> **Written instruction**
Reproduce exactly the lines starting at the line that contains "What matplotlib code" and ending at the line that contains "8.42, 8.00, 8.42, 8.91, 8.89]". Omit pictures.

> **Recorded information**
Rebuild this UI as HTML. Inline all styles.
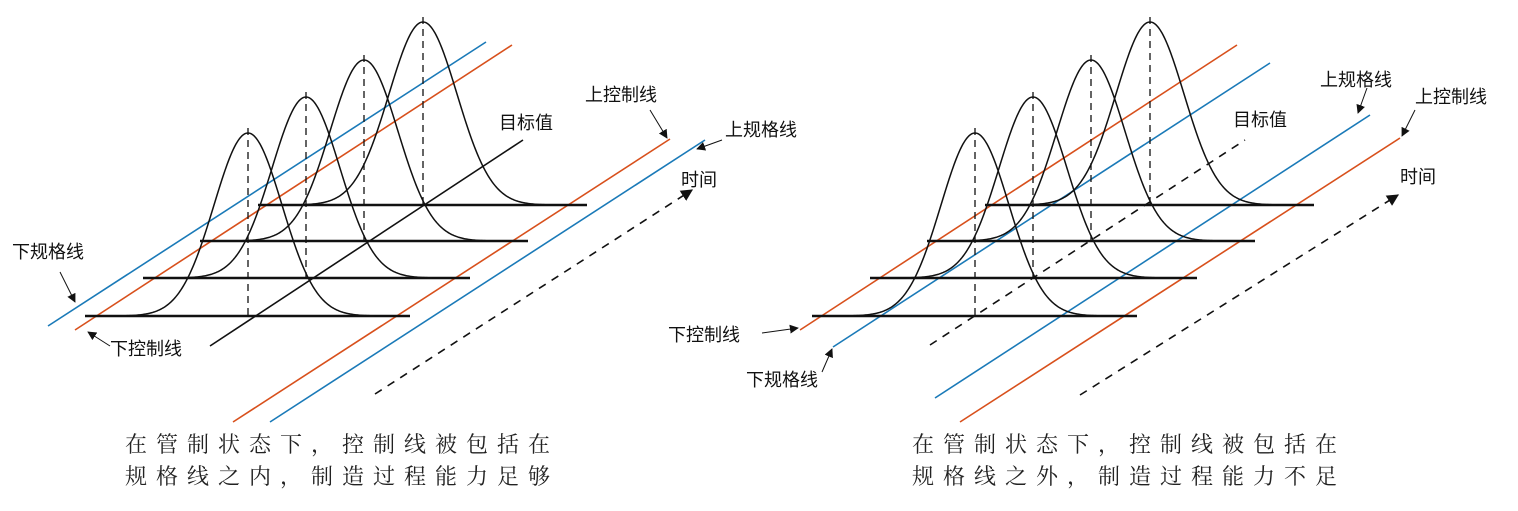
<!DOCTYPE html>
<html><head><meta charset="utf-8">
<style>
html,body{margin:0;padding:0;background:#fff;}
svg{display:block;}
.lb{font-family:"Liberation Sans","Noto Sans CJK SC",sans-serif;font-size:18px;fill:#111;}
.cap{font-family:"Liberation Serif","Noto Serif CJK SC",serif;font-size:22px;fill:#222;letter-spacing:9px;}
</style></head>
<body>
<svg id="s" width="1518" height="511" viewBox="0 0 1518 511" xmlns="http://www.w3.org/2000/svg">
<defs>
<marker id="ah" viewBox="0 0 10 10" refX="9" refY="5" markerWidth="9" markerHeight="9" orient="auto" markerUnits="userSpaceOnUse">
<path d="M0,0 L10,5 L0,10 z" fill="#111"/></marker>
<marker id="ah2" viewBox="0 0 10 10" refX="9" refY="5" markerWidth="12" markerHeight="12" orient="auto" markerUnits="userSpaceOnUse">
<path d="M0,0 L10,5 L0,10 z" fill="#111"/></marker>
</defs>
<g id="g" fill="none" stroke-width="1.6">
<line x1="48" y1="326" x2="486" y2="42" stroke="#1a7ab8"/>
<line x1="75" y1="330" x2="512" y2="45" stroke="#d8501c"/>
<line x1="233" y1="422" x2="670" y2="139" stroke="#d8501c"/>
<line x1="270" y1="422" x2="705" y2="140" stroke="#1a7ab8"/>
<line x1="210" y1="346" x2="523" y2="140" stroke="#111"/>
<line x1="375" y1="394" x2="692" y2="190" stroke="#111" stroke-dasharray="8,7" marker-end="url(#ah2)"/>
<line x1="800" y1="330" x2="1237" y2="45" stroke="#d8501c"/>
<line x1="833" y1="347" x2="1270" y2="63" stroke="#1a7ab8"/>
<line x1="935" y1="398" x2="1370" y2="115" stroke="#1a7ab8"/>
<line x1="960" y1="422" x2="1400" y2="138" stroke="#d8501c"/>
<line x1="930" y1="345" x2="1245" y2="140" stroke="#111" stroke-dasharray="8,7"/>
<line x1="1080" y1="395" x2="1398" y2="195" stroke="#111" stroke-dasharray="8,7" marker-end="url(#ah2)"/>
<line x1="650" y1="110" x2="667" y2="138" stroke="#111" stroke-width="1" marker-end="url(#ah)"/>
<line x1="722" y1="140" x2="697" y2="149" stroke="#111" stroke-width="1" marker-end="url(#ah)"/>
<line x1="60" y1="272" x2="75" y2="302" stroke="#111" stroke-width="1" marker-end="url(#ah)"/>
<line x1="110" y1="346" x2="88" y2="332" stroke="#111" stroke-width="1" marker-end="url(#ah)"/>
<line x1="1367" y1="88" x2="1358" y2="113" stroke="#111" stroke-width="1" marker-end="url(#ah)"/>
<line x1="1415" y1="110" x2="1402" y2="136" stroke="#111" stroke-width="1" marker-end="url(#ah)"/>
<line x1="762" y1="333" x2="798" y2="328" stroke="#111" stroke-width="1" marker-end="url(#ah)"/>
<line x1="822" y1="372" x2="832" y2="349" stroke="#111" stroke-width="1" marker-end="url(#ah)"/>
</g>
<text class="lb" x="585" y="101">上控制线</text>
<text class="lb" x="499" y="129">目标值</text>
<text class="lb" x="725" y="136">上规格线</text>
<text class="lb" x="681" y="186">时间</text>
<text class="lb" x="12" y="258">下规格线</text>
<text class="lb" x="110" y="355">下控制线</text>
<text class="lb" x="1233" y="126">目标值</text>
<text class="lb" x="1320" y="86">上规格线</text>
<text class="lb" x="1415" y="103">上控制线</text>
<text class="lb" x="1400" y="183">时间</text>
<text class="lb" x="668" y="341">下控制线</text>
<text class="lb" x="746" y="386">下规格线</text>
<text class="cap" x="125" y="452">在管制状态下，控制线被包括在</text>
<text class="cap" x="125" y="484">规格线之内，制造过程能力足够</text>
<text class="cap" x="912" y="452">在管制状态下，控制线被包括在</text>
<text class="cap" x="912" y="484">规格线之外，制造过程能力不足</text>
</svg>
<script>
(function(){
var ns="http://www.w3.org/2000/svg",s=document.getElementById('s');
var B=[[316,85,410,248,133],[278,143,470,306,97],[241,200,528,364,60],[205,258,587,423,22]];
[0,727].forEach(function(off){
 B.slice().reverse().forEach(function(b){
  var y=b[0],x1=b[1]+off,x2=b[2]+off,c=b[3]+off,pk=b[4];
  var l=document.createElementNS(ns,'line');
  l.setAttribute('x1',x1);l.setAttribute('x2',x2);l.setAttribute('y1',y);l.setAttribute('y2',y);
  l.setAttribute('stroke','#111');l.setAttribute('stroke-width','2.4');s.appendChild(l);
  var d=document.createElementNS(ns,'line');
  d.setAttribute('x1',c);d.setAttribute('x2',c);d.setAttribute('y1',pk-5);d.setAttribute('y2',y);
  d.setAttribute('stroke','#111');d.setAttribute('stroke-width','1.3');d.setAttribute('stroke-dasharray','7,5');s.appendChild(d);
  var h=y-pk,sg=34,p='';
  for(var x=x1;x<=x2;x+=1){var t=(x-c)/sg;var yy=y-h*Math.exp(-t*t/2);p+=(p?'L':'M')+x+','+yy.toFixed(2);}
  var pa=document.createElementNS(ns,'path');pa.setAttribute('d',p);pa.setAttribute('fill','none');
  pa.setAttribute('stroke','#111');pa.setAttribute('stroke-width','1.5');s.appendChild(pa);
 });
});
})();
</script>
</body></html>
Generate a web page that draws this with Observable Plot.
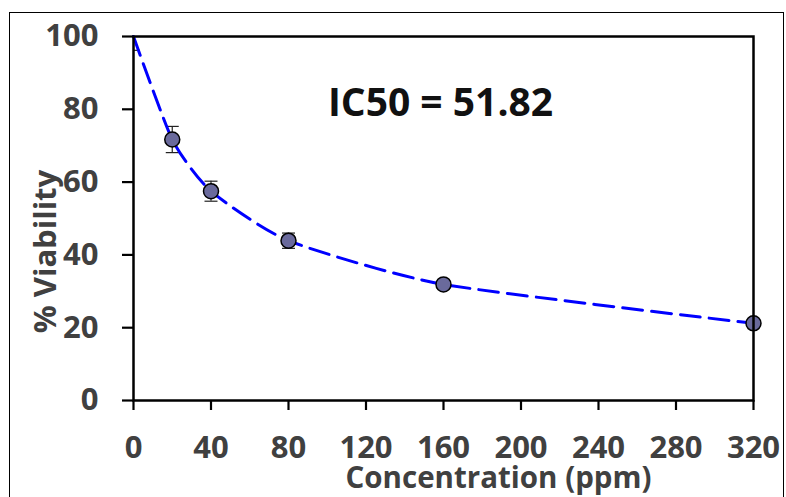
<!DOCTYPE html>
<html>
<head>
<meta charset="utf-8">
<script src="https://cdn.jsdelivr.net/npm/d3@7"></script>
<script src="https://cdn.jsdelivr.net/npm/@observablehq/plot@0.6"></script>
<style>
  html, body { margin: 0; padding: 0; background: #fff; overflow: hidden; }
  #wrap { position: relative; width: 786px; height: 497px; }
  #border { position: absolute; left: 9px; top: 12px; width: 775px; height: 500px;
            border: 1.5px solid #000; box-sizing: border-box; pointer-events: none; }
</style>
</head>
<body>
<div id="wrap"><div id="border"></div></div>
<script>
// Data
const concentration = [0, 20, 40, 80, 160, 320];
const viability     = [100, 71.7, 57.5, 43.9, 31.9, 21.2];
const errorSD       = [3.8, 3.6, 2.75, 2.1, 1.2, 0.9];
const xTicks = [0, 40, 80, 120, 160, 200, 240, 280, 320];
const yTicks = [0, 20, 40, 60, 80, 100];
const xTitle = ["Concentration (ppm)"];
const yTitle = ["% Viability"];
const annotation = ["IC50 = 51.82"];

const data = concentration.map((c, i) => ({conc: c, v: viability[i], sd: errorSD[i]}));

const capSymbol = {
  draw(ctx, size) {
    const r = Math.sqrt(size / Math.PI);
    ctx.moveTo(-r, 0);
    ctx.lineTo(r, 0);
  }
};

const chart = Plot.plot({
  width: 786,
  height: 497,
  marginTop: 36,
  marginRight: 33,
  marginBottom: 97,
  marginLeft: 133,
  style: {fontFamily: "'Open Sans', sans-serif", background: "transparent", overflow: "visible"},
  x: {domain: [0, 320], label: null},
  y: {domain: [0, 100], label: null},
  marks: [
    Plot.ruleX(data, {x: "conc", y1: d => d.v - d.sd, y2: d => d.v + d.sd, stroke: "#222", strokeWidth: 1.2, clip: true}),
    Plot.dot(data, {x: "conc", y: d => d.v - d.sd, symbol: capSymbol, r: 6.5, stroke: "#222", strokeWidth: 1.2, fill: "none", clip: true}),
    Plot.dot(data, {x: "conc", y: d => d.v + d.sd, symbol: capSymbol, r: 6.5, stroke: "#222", strokeWidth: 1.2, fill: "none", clip: true}),
    Plot.line(data, {x: "conc", y: "v", stroke: "#0000ff", strokeWidth: 3, strokeDasharray: "20,9", curve: "cardinal", tension: 0.4}),
    Plot.dot(data.filter(d => d.conc > 0), {x: "conc", y: "v", r: 7.5, fill: "#6a6a9c", stroke: "#000", strokeWidth: 1.5}),
    Plot.frame({stroke: "#000", strokeWidth: 2.5}),
    Plot.axisX({ticks: xTicks, tickSize: 10, tickPadding: 25, stroke: "#000", strokeWidth: 2.2, fill: "#404040", fontSize: 31, fontWeight: 700, label: null}),
    Plot.axisY({ticks: yTicks, tickSize: 11, tickPadding: 24, stroke: "#000", strokeWidth: 2.2, fill: "#404040", fontSize: 31, fontWeight: 700, label: null}),
    Plot.text(xTitle, {text: d => d, frameAnchor: "bottom", textAnchor: "middle", dx: 55, dy: 78, lineAnchor: "middle", fontSize: 29.5, fontWeight: 700, fill: "#404040"}),
    Plot.text(yTitle, {text: d => d, frameAnchor: "left", textAnchor: "middle", rotate: -90, dx: -87, dy: 33, lineAnchor: "middle", fontSize: 31, fontWeight: 700, fill: "#404040"}),
    Plot.text(annotation, {text: d => d, frameAnchor: "top", textAnchor: "middle", dx: -3, dy: 67, lineAnchor: "middle", fontSize: 39, fontWeight: 700, fill: "#111"})
  ]
});
document.getElementById("wrap").prepend(chart);
</script>
</body>
</html>
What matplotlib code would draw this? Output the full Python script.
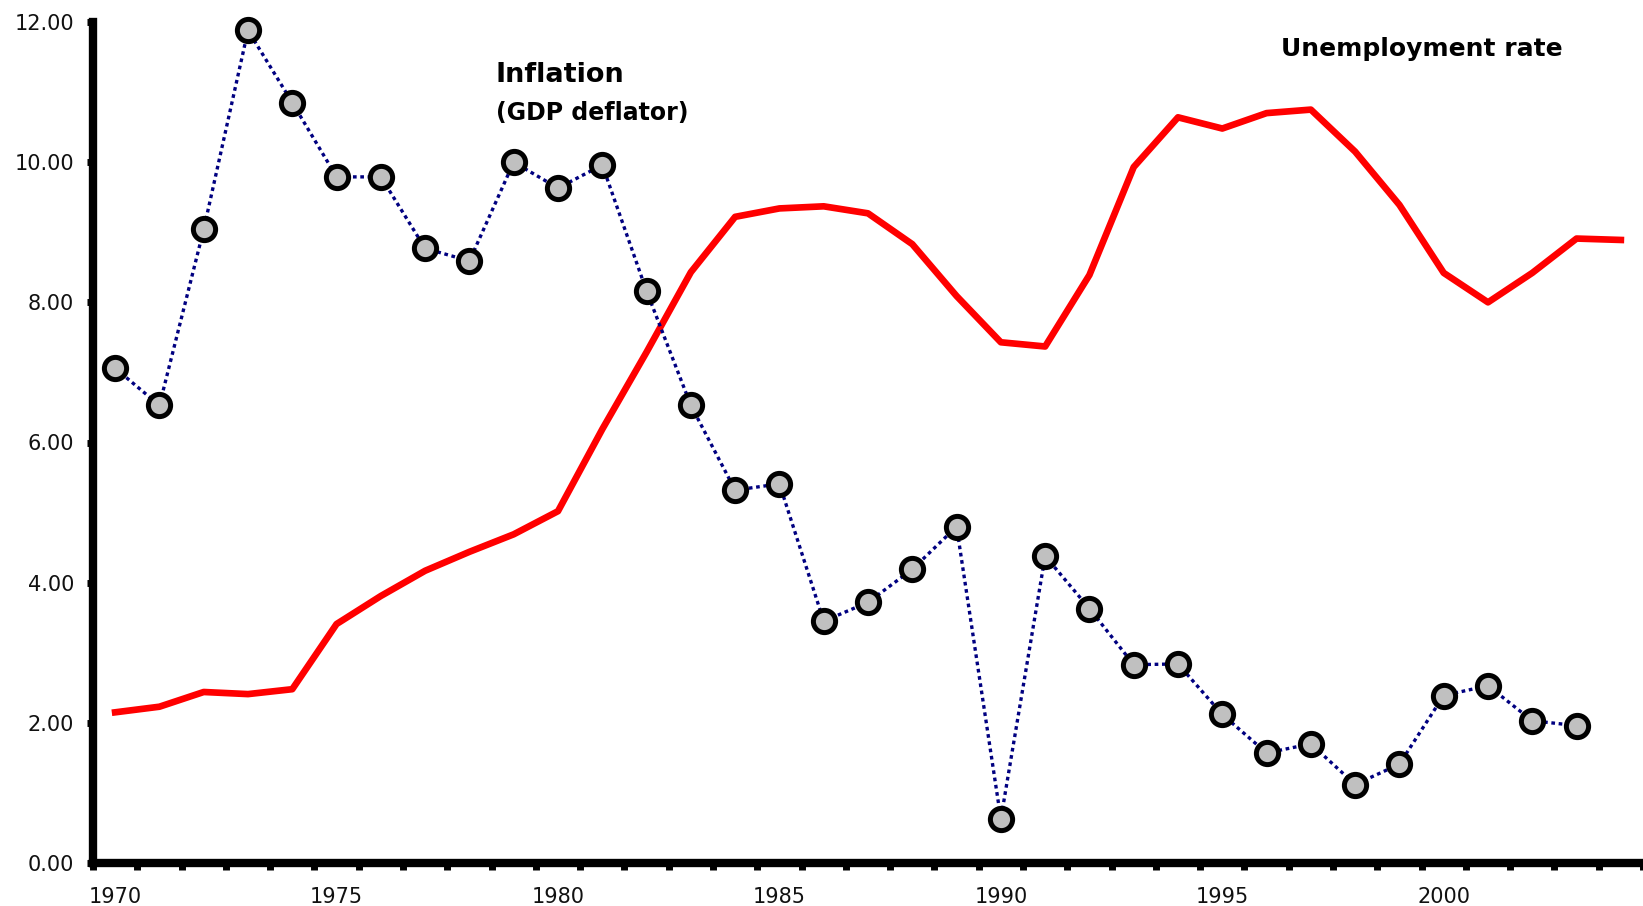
import matplotlib
matplotlib.use("Agg")
import matplotlib.pyplot as plt
from matplotlib.ticker import FixedLocator, FormatStrFormatter

# Annual data, 1970-2004
years = list(range(1970, 2005))

inflation_years = list(range(1970, 2004))
inflation = [7.06, 6.53, 9.04, 11.88, 10.85, 9.79, 9.79, 8.77, 8.59, 10.00,
             9.63, 9.96, 8.16, 6.53, 5.32, 5.41, 3.45, 3.72, 4.19, 4.80,
             0.63, 4.38, 3.63, 2.83, 2.84, 2.12, 1.57, 1.70, 1.12, 1.41,
             2.39, 2.53, 2.03, 1.96]

unemployment = [2.15, 2.23, 2.44, 2.41, 2.48, 3.41, 3.81, 4.17, 4.44, 4.69,
                5.02, 6.19, 7.29, 8.43, 9.22, 9.34, 9.37, 9.27, 8.83, 8.09,
                7.43, 7.37, 8.39, 9.93, 10.64, 10.48, 10.70, 10.75, 10.15, 9.39,
                8.42, 8.00, 8.42, 8.91, 8.89]

y_ticks = [0, 2, 4, 6, 8, 10, 12]
year_labels = [1970, 1975, 1980, 1985, 1990, 1995, 2000]

W, H = 1643, 906
fig = plt.figure(figsize=(W / 100, H / 100), dpi=100)
left, right, bottom, top = 93, 1643, 863, 22
ax = fig.add_axes([left / W, (H - bottom) / H, (right - left) / W, (bottom - top) / H])

ax.plot(years, unemployment, color="#ff0000", lw=4.8, solid_joinstyle="round",
        zorder=2, clip_on=False)
ax.plot(inflation_years, inflation, color="#000080", lw=2.4, ls=(0, (1.1, 1.1)),
        marker="o", ms=16, mfc="#c0c0c0", mec="black", mew=3.6, zorder=3,
        clip_on=False)

ax.set_xlim(years[0] - 0.5, years[-1] + 0.5)
ax.set_ylim(0, 12)

# category boundaries carry tick marks, labels sit at category centres
ax.xaxis.set_major_locator(FixedLocator([y - 0.5 for y in years] + [years[-1] + 0.5]))
ax.xaxis.set_major_formatter(plt.NullFormatter())
ax.xaxis.set_minor_locator(FixedLocator(year_labels))
ax.xaxis.set_minor_formatter(plt.FuncFormatter(lambda v, p: f"{int(round(v))}"))
ax.tick_params(axis="x", which="major", direction="out", length=5, width=5, color="black")
ax.tick_params(axis="x", which="minor", length=0, pad=17, labelsize=15, labelcolor="#111111")

ax.yaxis.set_major_locator(FixedLocator(y_ticks))
ax.yaxis.set_major_formatter(FormatStrFormatter("%.2f"))
ax.tick_params(axis="y", direction="out", length=4.5, width=5, pad=9,
               labelsize=15, labelcolor="#111111")

for s in ("top", "right"):
    ax.spines[s].set_visible(False)
for s in ("left", "bottom"):
    ax.spines[s].set_linewidth(6)
    ax.spines[s].set_color("black")

def px(x, y):
    return ax.transData.inverted().transform(
        fig.transFigure.transform((x / W, (H - y) / H)))

tx, ty = px(496, 75)
ax.text(tx, ty, "Inflation", fontsize=19.5, fontweight="bold", ha="left", va="center")
tx, ty = px(496, 113)
ax.text(tx, ty, "(GDP deflator)", fontsize=17, fontweight="bold", ha="left", va="center")
tx, ty = px(1281, 49)
ax.text(tx, ty, "Unemployment rate", fontsize=18, fontweight="bold", ha="left", va="center")

fig.savefig("out.png", dpi=100, facecolor="white")
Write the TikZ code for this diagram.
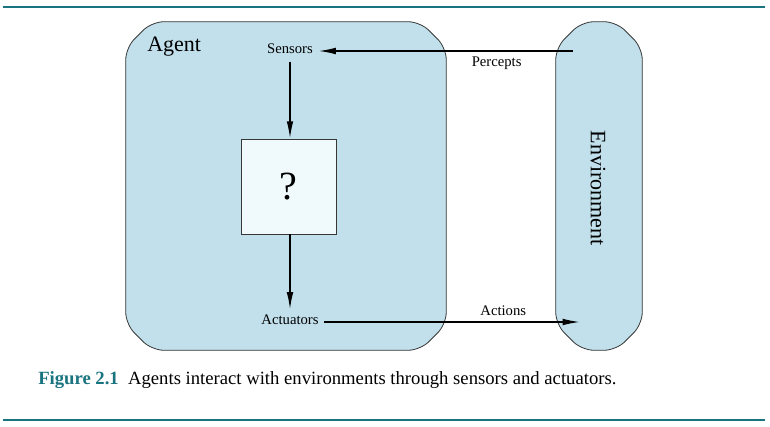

> **Task output**
What matplotlib code would draw this? Output the full Python script.
import matplotlib
matplotlib.use("Agg")
import matplotlib.pyplot as plt
from matplotlib.ticker import FixedLocator, FormatStrFormatter

# Annual data, 1970-2004
years = list(range(1970, 2005))

inflation_years = list(range(1970, 2004))
inflation = [7.06, 6.53, 9.04, 11.88, 10.85, 9.79, 9.79, 8.77, 8.59, 10.00,
             9.63, 9.96, 8.16, 6.53, 5.32, 5.41, 3.45, 3.72, 4.19, 4.80,
             0.63, 4.38, 3.63, 2.83, 2.84, 2.12, 1.57, 1.70, 1.12, 1.41,
             2.39, 2.53, 2.03, 1.96]

unemployment = [2.15, 2.23, 2.44, 2.41, 2.48, 3.41, 3.81, 4.17, 4.44, 4.69,
                5.02, 6.19, 7.29, 8.43, 9.22, 9.34, 9.37, 9.27, 8.83, 8.09,
                7.43, 7.37, 8.39, 9.93, 10.64, 10.48, 10.70, 10.75, 10.15, 9.39,
                8.42, 8.00, 8.42, 8.91, 8.89]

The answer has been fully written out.